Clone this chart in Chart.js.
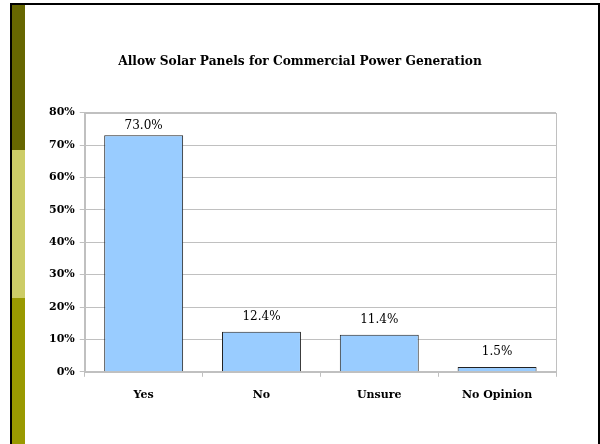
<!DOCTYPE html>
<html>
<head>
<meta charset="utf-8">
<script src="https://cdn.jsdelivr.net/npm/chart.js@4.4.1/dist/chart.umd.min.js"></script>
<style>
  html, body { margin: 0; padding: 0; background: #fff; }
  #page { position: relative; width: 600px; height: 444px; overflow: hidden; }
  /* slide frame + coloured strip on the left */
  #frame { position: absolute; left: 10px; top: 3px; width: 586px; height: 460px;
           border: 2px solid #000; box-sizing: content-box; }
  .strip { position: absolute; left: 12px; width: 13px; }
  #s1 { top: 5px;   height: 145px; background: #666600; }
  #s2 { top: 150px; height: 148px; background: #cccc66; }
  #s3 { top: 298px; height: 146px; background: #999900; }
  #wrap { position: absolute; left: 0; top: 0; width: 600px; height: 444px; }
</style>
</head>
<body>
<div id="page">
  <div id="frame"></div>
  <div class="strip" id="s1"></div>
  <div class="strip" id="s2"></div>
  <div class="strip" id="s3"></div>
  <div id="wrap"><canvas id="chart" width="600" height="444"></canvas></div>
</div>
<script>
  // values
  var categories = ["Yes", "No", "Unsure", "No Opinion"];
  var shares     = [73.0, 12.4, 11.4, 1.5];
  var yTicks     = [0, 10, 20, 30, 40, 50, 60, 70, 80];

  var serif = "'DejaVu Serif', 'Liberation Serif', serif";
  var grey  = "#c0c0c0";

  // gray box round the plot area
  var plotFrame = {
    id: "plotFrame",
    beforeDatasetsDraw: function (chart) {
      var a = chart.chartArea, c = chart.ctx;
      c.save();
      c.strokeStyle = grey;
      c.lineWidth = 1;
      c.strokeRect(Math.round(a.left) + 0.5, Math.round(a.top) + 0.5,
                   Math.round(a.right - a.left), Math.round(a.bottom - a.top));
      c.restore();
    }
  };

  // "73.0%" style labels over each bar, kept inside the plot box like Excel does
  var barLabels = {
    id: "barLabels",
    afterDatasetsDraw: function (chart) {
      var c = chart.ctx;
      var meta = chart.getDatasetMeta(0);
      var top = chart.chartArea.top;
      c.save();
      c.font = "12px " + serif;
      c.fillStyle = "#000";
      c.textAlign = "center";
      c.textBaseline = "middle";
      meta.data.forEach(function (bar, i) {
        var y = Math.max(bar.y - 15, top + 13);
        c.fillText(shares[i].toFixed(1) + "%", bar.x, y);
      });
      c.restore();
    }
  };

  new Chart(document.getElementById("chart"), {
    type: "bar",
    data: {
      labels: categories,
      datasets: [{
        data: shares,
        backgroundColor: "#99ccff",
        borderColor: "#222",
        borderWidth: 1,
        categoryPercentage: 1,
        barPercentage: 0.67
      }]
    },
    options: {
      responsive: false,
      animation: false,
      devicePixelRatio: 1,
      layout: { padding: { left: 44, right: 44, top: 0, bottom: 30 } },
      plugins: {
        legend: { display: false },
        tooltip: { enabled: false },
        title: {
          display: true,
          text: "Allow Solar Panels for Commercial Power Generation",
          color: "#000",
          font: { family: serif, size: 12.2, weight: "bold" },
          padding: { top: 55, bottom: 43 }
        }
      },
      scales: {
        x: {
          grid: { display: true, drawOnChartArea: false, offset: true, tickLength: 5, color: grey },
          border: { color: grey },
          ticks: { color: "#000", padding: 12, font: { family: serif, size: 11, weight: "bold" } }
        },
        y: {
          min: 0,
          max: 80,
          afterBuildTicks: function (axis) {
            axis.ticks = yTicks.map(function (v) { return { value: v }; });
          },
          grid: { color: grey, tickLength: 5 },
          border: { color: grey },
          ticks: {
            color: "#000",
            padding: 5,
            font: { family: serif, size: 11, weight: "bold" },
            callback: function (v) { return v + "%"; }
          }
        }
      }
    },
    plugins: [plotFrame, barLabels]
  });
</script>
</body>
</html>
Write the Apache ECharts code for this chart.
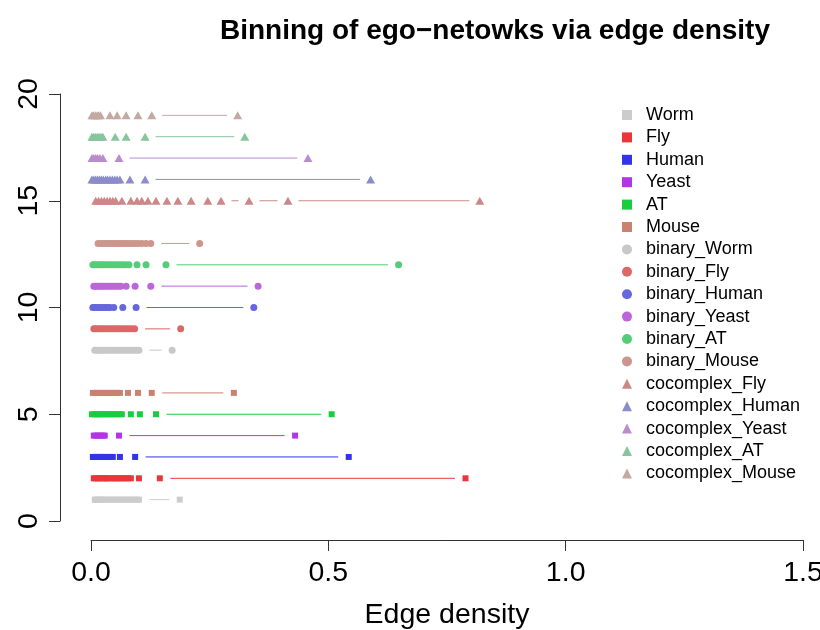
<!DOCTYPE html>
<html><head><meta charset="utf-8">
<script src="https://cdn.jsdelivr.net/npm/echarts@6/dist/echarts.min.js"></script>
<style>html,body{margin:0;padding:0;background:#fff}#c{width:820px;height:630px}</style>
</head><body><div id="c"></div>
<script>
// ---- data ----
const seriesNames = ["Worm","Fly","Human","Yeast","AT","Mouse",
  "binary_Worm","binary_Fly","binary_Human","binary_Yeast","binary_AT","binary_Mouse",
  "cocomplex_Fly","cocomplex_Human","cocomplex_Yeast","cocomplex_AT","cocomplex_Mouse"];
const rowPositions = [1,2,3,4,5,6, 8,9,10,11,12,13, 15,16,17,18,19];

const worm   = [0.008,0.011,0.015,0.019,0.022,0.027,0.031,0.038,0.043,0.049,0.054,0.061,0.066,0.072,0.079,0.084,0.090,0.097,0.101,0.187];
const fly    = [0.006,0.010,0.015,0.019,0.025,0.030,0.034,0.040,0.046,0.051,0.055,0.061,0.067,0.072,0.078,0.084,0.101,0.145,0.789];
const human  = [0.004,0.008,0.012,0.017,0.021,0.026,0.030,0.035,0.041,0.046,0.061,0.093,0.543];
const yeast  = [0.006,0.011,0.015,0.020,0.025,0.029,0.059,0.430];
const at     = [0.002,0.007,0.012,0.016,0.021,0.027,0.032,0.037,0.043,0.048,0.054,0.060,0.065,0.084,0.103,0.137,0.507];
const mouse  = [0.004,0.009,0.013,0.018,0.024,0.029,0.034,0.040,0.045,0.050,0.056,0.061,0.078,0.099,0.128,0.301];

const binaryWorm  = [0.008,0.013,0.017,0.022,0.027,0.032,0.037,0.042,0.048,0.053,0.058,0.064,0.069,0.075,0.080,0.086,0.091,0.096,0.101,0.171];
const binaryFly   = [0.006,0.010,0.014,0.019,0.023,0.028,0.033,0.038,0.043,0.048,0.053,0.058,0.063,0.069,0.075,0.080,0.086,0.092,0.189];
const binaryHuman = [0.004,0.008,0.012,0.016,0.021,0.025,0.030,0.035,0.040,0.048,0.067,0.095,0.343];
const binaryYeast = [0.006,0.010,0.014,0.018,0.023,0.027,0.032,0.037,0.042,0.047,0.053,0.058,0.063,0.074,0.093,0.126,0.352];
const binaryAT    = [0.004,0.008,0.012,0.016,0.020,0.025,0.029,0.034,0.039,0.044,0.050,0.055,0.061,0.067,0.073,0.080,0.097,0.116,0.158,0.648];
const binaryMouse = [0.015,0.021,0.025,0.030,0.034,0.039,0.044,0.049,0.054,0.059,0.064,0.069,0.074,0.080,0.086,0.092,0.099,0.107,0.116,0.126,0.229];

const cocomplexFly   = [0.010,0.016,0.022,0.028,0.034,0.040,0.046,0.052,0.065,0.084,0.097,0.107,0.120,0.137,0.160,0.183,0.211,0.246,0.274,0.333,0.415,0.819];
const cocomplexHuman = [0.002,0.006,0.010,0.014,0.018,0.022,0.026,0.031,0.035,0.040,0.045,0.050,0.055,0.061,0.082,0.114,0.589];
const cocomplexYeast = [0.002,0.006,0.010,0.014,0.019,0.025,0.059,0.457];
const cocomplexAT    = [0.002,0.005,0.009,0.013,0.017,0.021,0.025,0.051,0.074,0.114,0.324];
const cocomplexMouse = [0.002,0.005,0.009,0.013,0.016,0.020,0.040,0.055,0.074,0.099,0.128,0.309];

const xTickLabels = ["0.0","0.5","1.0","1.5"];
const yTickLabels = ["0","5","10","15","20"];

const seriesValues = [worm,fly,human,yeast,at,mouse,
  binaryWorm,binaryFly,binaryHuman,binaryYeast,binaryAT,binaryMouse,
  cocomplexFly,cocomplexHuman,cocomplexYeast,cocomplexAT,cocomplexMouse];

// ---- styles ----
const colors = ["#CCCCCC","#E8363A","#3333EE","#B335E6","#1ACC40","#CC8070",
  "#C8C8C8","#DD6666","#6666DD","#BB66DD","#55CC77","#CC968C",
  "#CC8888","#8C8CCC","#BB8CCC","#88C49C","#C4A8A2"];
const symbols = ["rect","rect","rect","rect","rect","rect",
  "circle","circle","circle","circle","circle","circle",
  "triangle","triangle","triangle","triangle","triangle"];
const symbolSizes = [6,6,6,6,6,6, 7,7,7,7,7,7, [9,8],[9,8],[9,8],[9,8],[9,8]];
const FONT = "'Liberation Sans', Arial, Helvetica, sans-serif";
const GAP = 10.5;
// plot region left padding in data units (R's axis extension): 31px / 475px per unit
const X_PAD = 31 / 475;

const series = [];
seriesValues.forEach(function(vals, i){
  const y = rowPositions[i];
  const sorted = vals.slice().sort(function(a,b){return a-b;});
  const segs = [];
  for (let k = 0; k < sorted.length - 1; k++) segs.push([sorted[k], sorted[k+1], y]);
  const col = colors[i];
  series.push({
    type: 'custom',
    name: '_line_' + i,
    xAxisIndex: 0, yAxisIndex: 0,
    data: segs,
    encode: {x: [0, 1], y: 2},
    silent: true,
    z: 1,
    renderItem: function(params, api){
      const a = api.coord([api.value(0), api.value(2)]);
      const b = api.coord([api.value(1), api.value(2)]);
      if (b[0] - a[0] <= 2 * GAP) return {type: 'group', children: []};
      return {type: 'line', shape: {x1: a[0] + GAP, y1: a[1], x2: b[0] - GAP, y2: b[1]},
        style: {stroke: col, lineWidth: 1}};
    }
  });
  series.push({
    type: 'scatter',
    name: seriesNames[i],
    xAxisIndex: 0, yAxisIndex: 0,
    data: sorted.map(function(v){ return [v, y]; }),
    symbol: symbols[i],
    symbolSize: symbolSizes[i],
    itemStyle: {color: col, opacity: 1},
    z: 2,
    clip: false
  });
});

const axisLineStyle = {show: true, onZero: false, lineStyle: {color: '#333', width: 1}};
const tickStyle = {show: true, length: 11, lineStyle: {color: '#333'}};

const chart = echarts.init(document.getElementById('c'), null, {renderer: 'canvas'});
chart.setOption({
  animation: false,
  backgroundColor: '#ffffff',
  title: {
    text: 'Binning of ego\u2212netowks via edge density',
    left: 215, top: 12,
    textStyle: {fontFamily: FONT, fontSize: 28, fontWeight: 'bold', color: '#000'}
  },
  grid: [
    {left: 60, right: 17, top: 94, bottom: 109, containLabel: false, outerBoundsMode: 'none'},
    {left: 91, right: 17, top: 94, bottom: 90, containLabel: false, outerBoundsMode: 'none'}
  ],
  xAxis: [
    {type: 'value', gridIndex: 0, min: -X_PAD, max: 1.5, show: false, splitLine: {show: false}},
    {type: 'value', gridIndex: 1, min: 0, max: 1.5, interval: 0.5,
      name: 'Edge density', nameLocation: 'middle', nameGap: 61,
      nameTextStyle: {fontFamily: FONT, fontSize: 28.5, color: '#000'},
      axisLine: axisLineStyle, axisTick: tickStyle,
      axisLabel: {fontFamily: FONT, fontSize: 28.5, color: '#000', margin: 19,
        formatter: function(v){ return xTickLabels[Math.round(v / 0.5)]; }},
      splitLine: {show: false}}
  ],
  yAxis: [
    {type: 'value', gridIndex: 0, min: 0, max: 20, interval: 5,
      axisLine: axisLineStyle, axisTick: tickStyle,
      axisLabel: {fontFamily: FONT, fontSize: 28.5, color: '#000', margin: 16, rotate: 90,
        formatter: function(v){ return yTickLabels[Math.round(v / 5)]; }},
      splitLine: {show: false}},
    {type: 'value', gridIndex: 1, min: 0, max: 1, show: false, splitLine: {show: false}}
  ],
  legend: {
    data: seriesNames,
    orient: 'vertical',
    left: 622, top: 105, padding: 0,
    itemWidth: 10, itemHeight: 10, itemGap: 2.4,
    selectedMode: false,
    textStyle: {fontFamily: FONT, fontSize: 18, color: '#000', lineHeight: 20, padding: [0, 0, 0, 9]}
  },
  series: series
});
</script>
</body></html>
···
OBJECTIVE:
Copy each line of the listing in which the word "this" can be found.

EXERCISE ANSWER:
Clone this chart in Chart.js.
Write the Apache ECharts code for this chart.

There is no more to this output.